On energy transition strategy, the Oilserv boss said the company has a clear energy transition strategy.
“Apart from developing it, we sensitise people about it and review it regularly.
“We’ve also gone into renewables. We are not, at this point, developed in renewables. But we have a partnership with a German company to address the renewables, solar or whatever.
“We are more concerned about how we can utilise the principle of both green and blue hydrogen.
“We want to be able to generate power without having to damage the environment. So, we are already moving into that sector.
“But going into the new phase of energy delivery takes a lot of time to plan, a lot of investments. And like I said, if you look at Nigeria, we also have some issues,” he said.
Okwuosa said most of the countries in the world that have developed and still developing have frameworks to encourage these developments.
“By way of tax rebate, addressing price issues to make sure that entry points, in terms of costs for these alternatives, will not be too high.
“Unfortunately, we don’t see any articulated situation like that in Nigeria. What that means is that there is really no encouragement for any investor to come into that as a business because he cannot compete today in terms of pricing with fossil fuels.
“But we cannot give up, it’s about engaging the government, it’s about pushing because we have no choice. If we don’t, the train will keep moving and we’ll get to a point where our oil is there but we cannot produce.
“It is our duty as a country to make sure we can refine the crude oil we use. We can do that. Nigeria’s utilisation is high enough to actually absorb about a third of our production “ he said.
Bridging infrastructure deficit, Okwuosa, said that the Federal Government had done quite a lot of things for which it has not been given credit.
“When President Muhammadu Buhari came into power, the AKK pipeline was already under discussion since 2009, it was never moved anywhere.
“But within three months of coming into power, Buhari brought the issue up and said it must be done.
“Buhari government gives us the support to navigate that process, especially the funding. The government has been determined to ensure the Nigeria Gas Master Plan is fully executed because of its impact.
“That is why we are talking about the pipeline to Ajaokuta, which is the last interlink. So, I give them credit for that.
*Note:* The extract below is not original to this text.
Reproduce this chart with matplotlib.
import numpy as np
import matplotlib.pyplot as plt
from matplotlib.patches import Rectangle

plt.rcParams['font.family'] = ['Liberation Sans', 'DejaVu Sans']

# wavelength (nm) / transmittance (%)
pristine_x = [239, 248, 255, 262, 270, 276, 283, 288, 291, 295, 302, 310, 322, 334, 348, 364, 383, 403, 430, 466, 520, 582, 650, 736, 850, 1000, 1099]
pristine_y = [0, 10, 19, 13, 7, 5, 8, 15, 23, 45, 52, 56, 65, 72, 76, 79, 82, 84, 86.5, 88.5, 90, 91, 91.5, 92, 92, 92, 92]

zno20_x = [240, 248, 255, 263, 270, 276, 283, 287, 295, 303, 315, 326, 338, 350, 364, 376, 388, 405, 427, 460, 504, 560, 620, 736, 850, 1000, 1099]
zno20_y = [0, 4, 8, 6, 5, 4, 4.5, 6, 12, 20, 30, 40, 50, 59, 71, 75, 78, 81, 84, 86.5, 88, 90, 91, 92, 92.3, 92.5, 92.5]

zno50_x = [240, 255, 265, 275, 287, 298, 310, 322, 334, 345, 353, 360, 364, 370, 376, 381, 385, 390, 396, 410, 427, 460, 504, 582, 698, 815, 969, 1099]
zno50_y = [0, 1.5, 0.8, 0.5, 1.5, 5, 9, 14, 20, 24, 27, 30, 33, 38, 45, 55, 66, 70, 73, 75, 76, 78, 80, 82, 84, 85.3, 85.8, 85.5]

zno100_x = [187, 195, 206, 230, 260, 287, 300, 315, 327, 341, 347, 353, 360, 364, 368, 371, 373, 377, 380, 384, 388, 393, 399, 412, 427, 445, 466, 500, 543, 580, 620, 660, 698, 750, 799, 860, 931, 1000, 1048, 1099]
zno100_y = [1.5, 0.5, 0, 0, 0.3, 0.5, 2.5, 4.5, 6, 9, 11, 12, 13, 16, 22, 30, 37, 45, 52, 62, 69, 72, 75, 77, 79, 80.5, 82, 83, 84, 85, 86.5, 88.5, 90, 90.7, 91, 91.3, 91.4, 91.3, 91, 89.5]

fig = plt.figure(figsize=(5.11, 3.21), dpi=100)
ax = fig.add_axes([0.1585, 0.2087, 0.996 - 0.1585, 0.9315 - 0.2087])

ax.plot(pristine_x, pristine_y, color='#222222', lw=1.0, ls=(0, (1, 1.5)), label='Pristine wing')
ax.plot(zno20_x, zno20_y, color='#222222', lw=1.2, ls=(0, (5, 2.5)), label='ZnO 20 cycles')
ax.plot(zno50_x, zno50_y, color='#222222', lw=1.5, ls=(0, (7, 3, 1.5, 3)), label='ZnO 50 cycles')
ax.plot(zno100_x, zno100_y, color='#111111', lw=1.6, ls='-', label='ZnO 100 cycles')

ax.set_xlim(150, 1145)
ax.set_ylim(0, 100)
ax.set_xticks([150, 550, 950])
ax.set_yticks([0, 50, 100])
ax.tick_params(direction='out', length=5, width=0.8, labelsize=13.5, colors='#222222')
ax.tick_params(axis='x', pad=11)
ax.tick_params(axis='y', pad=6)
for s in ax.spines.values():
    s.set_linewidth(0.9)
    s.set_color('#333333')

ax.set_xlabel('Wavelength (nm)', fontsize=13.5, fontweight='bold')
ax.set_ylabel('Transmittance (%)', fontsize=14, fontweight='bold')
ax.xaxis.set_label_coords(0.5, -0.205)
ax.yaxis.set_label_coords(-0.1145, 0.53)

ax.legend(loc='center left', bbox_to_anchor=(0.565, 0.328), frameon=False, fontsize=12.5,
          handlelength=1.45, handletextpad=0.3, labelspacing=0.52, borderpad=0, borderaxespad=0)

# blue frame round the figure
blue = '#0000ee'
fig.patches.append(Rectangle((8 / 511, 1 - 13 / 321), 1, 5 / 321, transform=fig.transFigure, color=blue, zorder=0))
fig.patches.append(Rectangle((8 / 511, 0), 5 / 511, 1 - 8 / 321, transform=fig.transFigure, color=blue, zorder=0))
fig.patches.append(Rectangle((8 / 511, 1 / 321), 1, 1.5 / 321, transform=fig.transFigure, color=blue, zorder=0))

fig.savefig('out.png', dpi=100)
“There are quite a number of programmes the NNPC has initiated, like the seven gas programmes we have. The Train 7 NLNG is ongoing as we speak.
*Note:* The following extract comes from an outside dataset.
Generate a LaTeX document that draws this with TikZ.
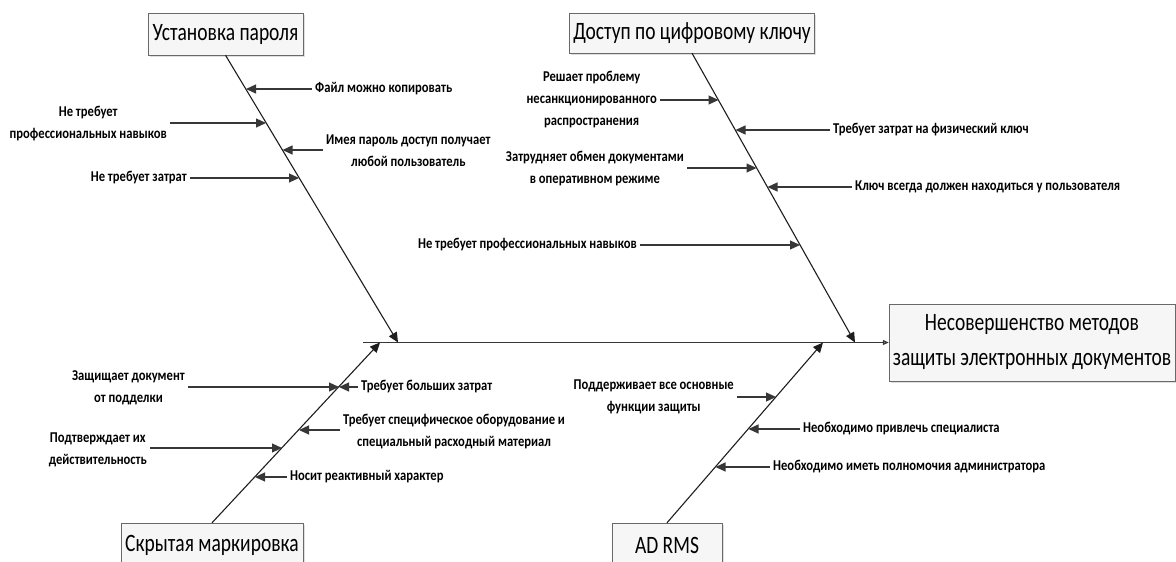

“A lot has happened. That is why I keep saying that gas is the mainstay of our transition. If we get gas right, it would be easier for us to transition into renewables.
“The Nigerian government has done a lot. But, as a developing country, you know we are struggling with so many things for now.
“It is about focusing on what matters the most. The government has done a lot, but there is room for more. It needs to make it possible that there is an enabling environment for investors who are interested in the renewables,” he said.